Schumer introduces resolution supporting FBI after Trump called for defunding

Senate Majority Leader Chuck Schumer said Tuesday that he was introducing a resolution in support of fully funding federal law enforcement, attempting to embarrass Republicans after Donald Trump suggested Congress should defund the FBI and the Justice Department.

A vote on Schumer’s three-page resolution could leave Republicans caught between defying the former president or supporting a position that would rankle rank-and-file voters of assorted political stripes.

“Where will they stand: with the former president’s dangerous call to cut funding to federal law enforcement or with the American people who want to be safe?” Schumer, a Brooklyn Democrat, asked on the Senate floor.

The minority leader, Sen. Mitch McConnell of Kentucky, responded that Senate Republicans had no interest in shortchanging law enforcement.

“I can pretty safely say I have not met any Republicans in Congress who want to spend less on law enforcement,” McConnell said at a news conference. “The last thing we want to do is spend less. We ought to be looking for ways to spend more.”

McConnell has had a tumultuous relationship with Trump, and it has been severely strained after McConnell acknowledged that Trump lost the 2020 presidential election. The two men are not believed to be on speaking terms.

Still, some Republicans seem wary of crossing Trump, and the former president has emerged as the early front-runner to win the GOP nomination in the 2024 White House race.

Trump, who was indicted by a grand jury in New York last month and faces legal scrutiny from the Justice Department and state prosecutors in Georgia, wrote on social media two weeks ago that “REPUBLICANS IN CONGRESS SHOULD DEFUND THE DOJ AND FBI UNTIL THEY COME TO THEIR SENSES.”

“THE DEMOCRATS HAVE TOTALLY WEAPONIZED LAW ENFORCEMENT IN OUR COUNTRY,” Trump said on his Truth Social platform.

Representatives for Trump did not immediately reply to requests for comment.

Schumer’s non-binding Senate resolution would carry only symbolic weight. The document denounces Trump by name and “condemns calls to ‘defund’ the Department of Justice and Federal Bureau of Investigation.”
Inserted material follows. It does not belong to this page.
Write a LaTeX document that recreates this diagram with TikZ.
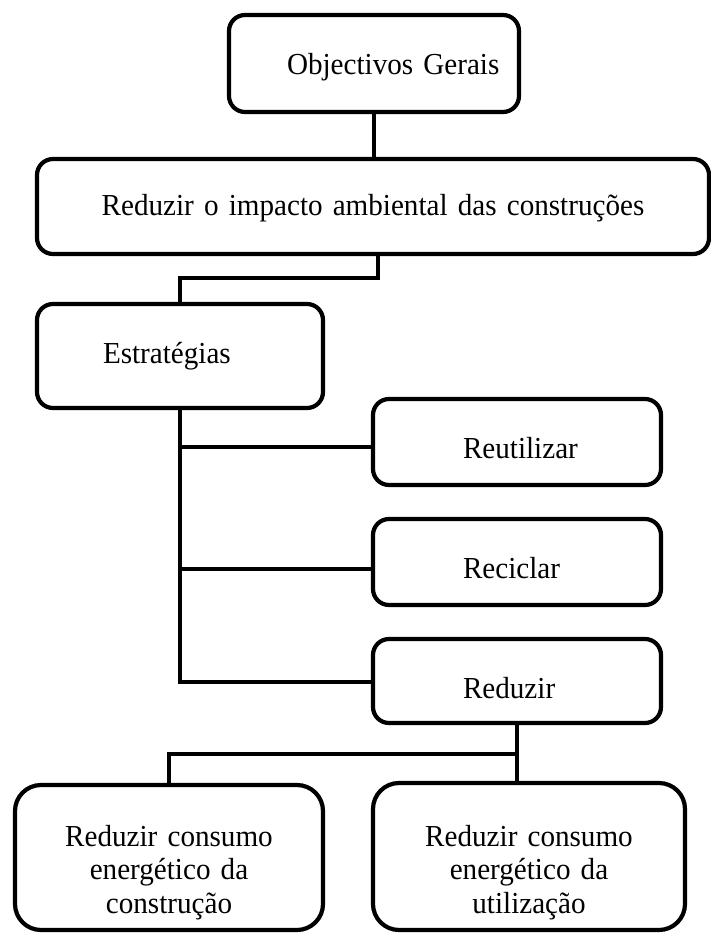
\documentclass[tikz,border=0pt]{standalone}
\usepackage{fontspec}
\setmainfont{Liberation Serif}[FakeStretch=0.955]
% node text font with slightly tighter word spacing
\newcommand\boxfont{\fontsize{30.5}{33.5}\selectfont\spaceskip 5.5pt\relax}
\begin{document}
\begin{tikzpicture}[x=1pt,y=-1pt,
  every node/.style={font=\boxfont},
  box/.style={draw, line width=4.2pt, rounded corners=16pt, inner sep=0pt,
    outer sep=0pt, anchor=north west},
  bigbox/.style={box, rounded corners=26pt, align=center},
  conn/.style={draw, line width=4.2pt}]
\useasboundingbox (0,0) rectangle (711,933);

% boxes: text width = box width, text height/depth = distance from top/bottom to baseline
\node[box, align=left, text width=290pt, text height=60pt, text depth=37pt]
  (obj) at (229,15) {\hspace*{58pt}Objectivos Gerais};
\node[box, align=center, text width=672pt, text height=57pt, text depth=38pt]
  (red) at (37,159) {Reduzir o impacto ambiental das construções};
\node[box, align=left, text width=286pt, text height=59pt, text depth=45pt]
  (estr) at (37,304) {\hspace*{66pt}Estratégias};
\node[box, align=left, text width=288pt, text height=59pt, text depth=27pt]
  (reut) at (373,399) {\hspace*{90pt}Reutilizar};
\node[box, align=left, text width=288pt, text height=59pt, text depth=27pt]
  (recic) at (373,519) {\hspace*{90pt}Reciclar};
\node[box, align=left, text width=288pt, text height=59pt, text depth=25pt]
  (reduz) at (373,639) {\hspace*{90pt}Reduzir};
\node[bigbox, text width=308pt, text height=61pt, text depth=84pt]
  (lbox) at (15,785) {Reduzir consumo\\energético da\\construção};
\node[bigbox, text width=312pt, text height=63pt, text depth=84pt]
  (rbox) at (373,783) {Reduzir consumo\\energético da\\utilização};

% connectors
\draw[conn] (obj.south) -- (obj.south |- red.north);
\coordinate (j1) at (378,278);
\draw[conn] (j1 |- red.south) -- (j1) -| (estr.north);
\draw[conn] (estr.south) |- ([yshift=-1pt]reduz.west);
\path ([yshift=-5pt]reut.west) coordinate (t1);
\path ([yshift=-7pt]recic.west) coordinate (t2);
\draw[conn] (t1 -| estr.south) -- (t1);
\draw[conn] (t2 -| estr.south) -- (t2);
\coordinate (bj) at (517,754);
\draw[conn] (reduz.south) -- (reduz.south |- rbox.north);
\draw[conn] (bj) -| (lbox.north);
\end{tikzpicture}
\end{document}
On Monday, House Republicans dialed up their efforts to portray Democrats as soft on crime, holding a so-called field hearing in lower Manhattan focused on violent crime in Democrat-led New York City.

On Tuesday, Schumer sought to reposition the terms of the political debate around public safety. The vote on the resolution is tentatively set for later this week, said Angelo Roefaro, Schumer’s spokesman.

“The members of this chamber will have a chance to do the right thing and stand up for federal law enforcement,” Schumer said in his floor remarks.

“If Senate Republicans block this provision,” he added, “they’ll be telling the American people that the GOP has been utterly consumed by extremism.”